Samsung heir Lee Jae-yong enters the Seoul High Court for the fourth hearing of his retrial on Friday. (Yonhap)
The court said it will designate third-party experts to check on the implementation of compliance rules at Samsung, and only successful results will be considered in its decision on the length of imprisonment for Lee in the bribery case involving former President Park Geun-hye.
It will designate three experts -- with one recommended by the court, prosecutors and Samsung each -- to closely watch operations of the compliance unit formed by Samsung.
The court also said it will recommend Kang Il-won, a judge of the Constitutional Court of Korea, as a possible member of the panel.
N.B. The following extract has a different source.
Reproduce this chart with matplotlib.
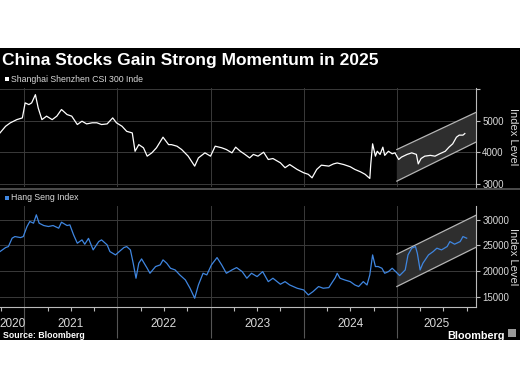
import matplotlib
matplotlib.use("Agg")
import matplotlib.pyplot as plt
from matplotlib.patches import Rectangle, Polygon
from matplotlib.lines import Line2D
from matplotlib.ticker import FixedLocator

plt.rcParams["font.family"] = ["Liberation Sans", "DejaVu Sans"]

# ---- data (decimal year, index level) ----
csi_t = [2020.74, 2020.80, 2020.85, 2020.92, 2020.98, 2021.01, 2021.05, 2021.08, 2021.12, 2021.15,
         2021.19, 2021.24, 2021.30, 2021.35, 2021.40, 2021.46, 2021.51, 2021.57, 2021.62, 2021.67,
         2021.73, 2021.78, 2021.83, 2021.89, 2021.95, 2021.99, 2022.05, 2022.10, 2022.16, 2022.19,
         2022.23, 2022.28, 2022.32, 2022.37, 2022.42, 2022.49, 2022.55, 2022.58, 2022.64, 2022.69,
         2022.76, 2022.83, 2022.87, 2022.94, 2023.00, 2023.05, 2023.12, 2023.17, 2023.23, 2023.27,
         2023.32, 2023.37, 2023.42, 2023.46, 2023.51, 2023.57, 2023.62, 2023.67, 2023.75, 2023.80,
         2023.85, 2023.93, 2024.00, 2024.05, 2024.09, 2024.14, 2024.19, 2024.27, 2024.32, 2024.36,
         2024.43, 2024.50, 2024.55, 2024.61, 2024.66, 2024.71, 2024.72, 2024.74, 2024.77, 2024.79,
         2024.82, 2024.85, 2024.87, 2024.91, 2024.95, 2024.98, 2025.02, 2025.05, 2025.11, 2025.16,
         2025.21, 2025.23, 2025.26, 2025.30, 2025.36, 2025.41, 2025.46, 2025.52, 2025.56, 2025.60,
         2025.64, 2025.67, 2025.71, 2025.73]
csi_v = [4610, 4820, 4927, 5030, 5085, 5560, 5505, 5560, 5820, 5400,
         5030, 5140, 5030, 5140, 5350, 5190, 5140, 4875, 4980, 4895,
         4930, 4930, 4875, 4895, 5085, 4930, 4820, 4660, 4610, 4030,
         4240, 4140, 3875, 3980, 4140, 4475, 4240, 4240, 4190, 4085,
         3875, 3560, 3820, 3980, 3875, 4190, 4140, 4085, 3980, 4160,
         4030, 3930, 3820, 3930, 3875, 4000, 3770, 3800, 3665, 3510,
         3610, 3455, 3350, 3300, 3190, 3455, 3590, 3560, 3630, 3660,
         3610, 3540, 3455, 3380, 3300, 3170, 3610, 4265, 3875, 4030,
         3930, 4160, 3900, 4030, 3950, 3980, 3770, 3845, 3930, 3980,
         3930, 3630, 3800, 3875, 3900, 3875, 3950, 4030, 4160, 4265,
         4475, 4540, 4540, 4590]

hsi_t = [2020.74, 2020.80, 2020.83, 2020.87, 2020.90, 2020.96, 2020.99, 2021.03, 2021.06, 2021.10,
         2021.13, 2021.16, 2021.21, 2021.26, 2021.31, 2021.37, 2021.40, 2021.46, 2021.49, 2021.53,
         2021.57, 2021.62, 2021.65, 2021.69, 2021.74, 2021.80, 2021.83, 2021.89, 2021.92, 2021.98,
         2022.02, 2022.07, 2022.10, 2022.14, 2022.17, 2022.20, 2022.23, 2022.26, 2022.32, 2022.35,
         2022.41, 2022.46, 2022.49, 2022.53, 2022.57, 2022.62, 2022.67, 2022.73, 2022.78, 2022.83,
         2022.87, 2022.92, 2022.96, 2023.01, 2023.07, 2023.12, 2023.17, 2023.23, 2023.28, 2023.34,
         2023.39, 2023.44, 2023.50, 2023.56, 2023.62, 2023.67, 2023.75, 2023.80, 2023.85, 2023.93,
         2024.00, 2024.05, 2024.10, 2024.16, 2024.21, 2024.27, 2024.30, 2024.34, 2024.36, 2024.39,
         2024.44, 2024.50, 2024.55, 2024.59, 2024.64, 2024.68, 2024.71, 2024.74, 2024.77, 2024.80,
         2024.84, 2024.87, 2024.91, 2024.95, 2024.98, 2025.03, 2025.09, 2025.12, 2025.16, 2025.20,
         2025.22, 2025.25, 2025.28, 2025.34, 2025.39, 2025.43, 2025.48, 2025.54, 2025.57, 2025.62,
         2025.68, 2025.71, 2025.75]
hsi_v = [23810, 24590, 24790, 26420, 26740, 26540, 26740, 28700, 29680, 29350,
         30980, 29350, 28890, 28700, 28890, 28370, 29540, 28890, 29020, 27070,
         25440, 26090, 25240, 26390, 24140, 25760, 26090, 25120, 23810, 23160,
         23810, 24590, 24790, 24140, 21540, 18610, 21540, 22380, 20560, 19580,
         20890, 21210, 22190, 21540, 20560, 20230, 19260, 18280, 16660, 14710,
         17300, 19580, 19260, 21210, 22640, 21210, 19580, 20230, 20690, 19900,
         18610, 19580, 18930, 19900, 17950, 18610, 17440, 17950, 17300, 16660,
         16330, 15350, 16000, 16990, 16660, 16780, 17630, 18730, 19580, 18610,
         18280, 17950, 17300, 16990, 17950, 17300, 19260, 23160, 20890, 20890,
         20560, 19580, 19900, 20560, 20040, 19130, 20230, 23160, 24470, 24790,
         23490, 20230, 21540, 23160, 23810, 24470, 24140, 24790, 25760, 25250,
         25760, 26740, 26420]

# trend channels for 2025
band_t = [2025.0, 2025.85]
csi_upper = [4085, 5260]
csi_lower = [3085, 4320]
hsi_upper = [23300, 30900]
hsi_lower = [16990, 24650]

csi_ticks = [3000, 4000, 5000, 6000]
hsi_ticks = [15000, 20000, 25000, 30000]
years = [2021, 2022, 2023, 2024, 2025]
year_labels = ["2020", "2021", "2022", "2023", "2024", "2025"]

x0, x1 = 2020.74, 2025.85
grid_c = "#3a3a3a"
txt_c = "#d9d9d9"
blue = "#3f86e0"

fig = plt.figure(figsize=(5.2, 3.9), dpi=100, facecolor="white")
fig.patches.append(Rectangle((0, 1 - 340 / 390), 1, (340 - 48) / 390,
                             transform=fig.transFigure, facecolor="black", zorder=-10))

ax1 = fig.add_axes([0, 1 - 187 / 390, 476 / 520, 99 / 390])
ax2 = fig.add_axes([0, 1 - 307 / 390, 476 / 520, 101 / 390])


def style(ax, ylim, ticks, labels):
    ax.set_facecolor("none")
    ax.set_xlim(x0, x1)
    ax.set_ylim(*ylim)
    for s in ["top", "left", "bottom"]:
        ax.spines[s].set_visible(False)
    ax.spines["right"].set_color("#bbbbbb")
    ax.spines["right"].set_linewidth(0.8)
    ax.yaxis.tick_right()
    ax.set_yticks(ticks)
    ax.set_yticklabels(labels)
    ax.tick_params(axis="y", colors="#bbbbbb", labelcolor=txt_c, labelsize=7,
                   length=3, width=0.8, pad=1.5)
    for v in ticks:
        ax.axhline(v, color=grid_c, lw=0.7, zorder=0)
    for yr in years:
        ax.axvline(yr, color=grid_c, lw=0.7, zorder=0)


# ---- top panel: CSI 300 ----
style(ax1, (2900, 6030), csi_ticks, ["3000", "4000", "5000", ""])
ax1.set_xticks([])
ax1.add_patch(Polygon([(band_t[0], csi_lower[0]), (band_t[1], csi_lower[1]),
                       (band_t[1], csi_upper[1]), (band_t[0], csi_upper[0])],
                      closed=True, facecolor="#2e2e2e", edgecolor="none", zorder=1))
ax1.plot(band_t, csi_upper, color="#b5b5b5", lw=0.9, zorder=2)
ax1.plot(band_t, csi_lower, color="#b5b5b5", lw=0.9, zorder=2)
ax1.plot(csi_t, csi_v, color="white", lw=0.9, zorder=3)

# ---- bottom panel: Hang Seng ----
style(ax2, (13000, 32700), hsi_ticks, [str(v) for v in hsi_ticks])
ax2.add_patch(Polygon([(band_t[0], hsi_lower[0]), (band_t[1], hsi_lower[1]),
                       (band_t[1], hsi_upper[1]), (band_t[0], hsi_upper[0])],
                      closed=True, facecolor="#2e2e2e", edgecolor="none", zorder=1))
ax2.plot(band_t, hsi_upper, color="#b5b5b5", lw=0.9, zorder=2)
ax2.plot(band_t, hsi_lower, color="#b5b5b5", lw=0.9, zorder=2)
ax2.plot(hsi_t, hsi_v, color=blue, lw=0.9, zorder=3)

ax2.spines["bottom"].set_visible(True)
ax2.spines["bottom"].set_color("#bbbbbb")
ax2.spines["bottom"].set_linewidth(0.8)
ax2.set_xticks(years)
ax2.set_xticklabels([])
ax2.tick_params(axis="x", which="major", colors="#555555", length=22, width=0.8)
quarters = [y + q for y in [2020] + years for q in (0.25, 0.5, 0.75)]
ax2.xaxis.set_minor_locator(FixedLocator([q for q in quarters if x0 < q < x1]))
ax2.tick_params(axis="x", which="minor", colors="#bbbbbb", length=3, width=0.8)

edges = [x0] + years + [x1]
for i, lab in enumerate(year_labels):
    xc = (edges[i] + edges[i + 1]) / 2
    ax2.text(xc, -0.17, lab, transform=ax2.get_xaxis_transform(), ha="center",
             va="center", color=txt_c, fontsize=8.5)

# ---- figure text ----
fig.text(2 / 520, 1 - 60 / 390, "China Stocks Gain Strong Momentum in 2025", color="white",
         fontsize=12.5, fontweight="bold", va="center", ha="left")
fig.patches.append(Rectangle((5 / 520, 1 - 81 / 390), 4 / 520, 4 / 390,
                             transform=fig.transFigure, facecolor="white"))
fig.text(11 / 520, 1 - 79 / 390, "Shanghai Shenzhen CSI 300 Inde", color=txt_c,
         fontsize=6.3, va="center", ha="left")
fig.patches.append(Rectangle((5 / 520, 1 - 200 / 390), 4 / 520, 4 / 390,
                             transform=fig.transFigure, facecolor=blue))
fig.text(11 / 520, 1 - 198 / 390, "Hang Seng Index", color=txt_c,
         fontsize=6.3, va="center", ha="left")
fig.lines.append(Line2D([0, 1], [1 - 189 / 390] * 2, transform=fig.transFigure,
                        color="#5a5a5a", lw=1.2))

# rotated axis titles on the right
fig.text(513 / 520, 1 - 137 / 390, "Index Level", color=txt_c, fontsize=8,
         rotation=270, va="center", ha="center")
fig.text(513 / 520, 1 - 257 / 390, "Index Level", color=txt_c, fontsize=8,
         rotation=270, va="center", ha="center")

fig.text(3 / 520, 1 - 336 / 390, "Source: Bloomberg", color="white", fontsize=6.3,
         fontweight="bold", va="center", ha="left")
fig.text(505 / 520, 1 - 336 / 390, "Bloomberg", color="white", fontsize=7.8,
         fontweight="bold", va="center", ha="right")
fig.patches.append(Rectangle((508 / 520, 1 - 340 / 390 + 3 / 390), 8 / 520, 8 / 390,
                             transform=fig.transFigure, facecolor="#9a9a9a"))

fig.savefig("out.png", dpi=100, facecolor="white")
Kang was the lead justice in the impeachment case of former President Park.
“Still, there are citizens who are suspicious about Samsung’s willingness to comply with the laws, and (the court) needs to strictly check if Samsung fulfills its promises,” the court said.
It added that the court can take into account the compliance committee in the final sentence only if the committee functions as it should.
The prosecutors and Samsung have been asked to choose their own candidates by end-January.
Meanwhile, the court has ruled out some of the evidence provided by prosecutors, including those related to suspected window-dressing by Samsung Biologics in 2015, allegedly to inflate Cheil Industries’ stake in the conglomerate’s bio unit and aid Lee Jae yong’s managerial succession from his ailing father.
Retrial judge Jeong Joon-young explained that the court might refer to evidence related to the Samsung Biologics case and others but it did not have to examine such evidence in the current hearing, as the Supreme Court did not bind the succession issue to the retrial.
Initially, prosecutors had tried to prove an alleged connection between the bribery case and the conglomerate’s suspicious activities during the merger between Samsung C&T and Cheil Industries, which benefited Lee, who holds the largest share in the latter.
Prosecutors also suspected that the window-dressing of the bio unit helped the company to reach a merger ratio favorable to Lee.
Prosecutors, however, have appealed against the court’s decision, saying they cannot accept the compliance committee being taken into account in the sentencing of the bribery case.
Prosecutors added they will not cooperate with the designation of the three experts.
The next hearing of Lee’s retrial is scheduled for Feb. 14.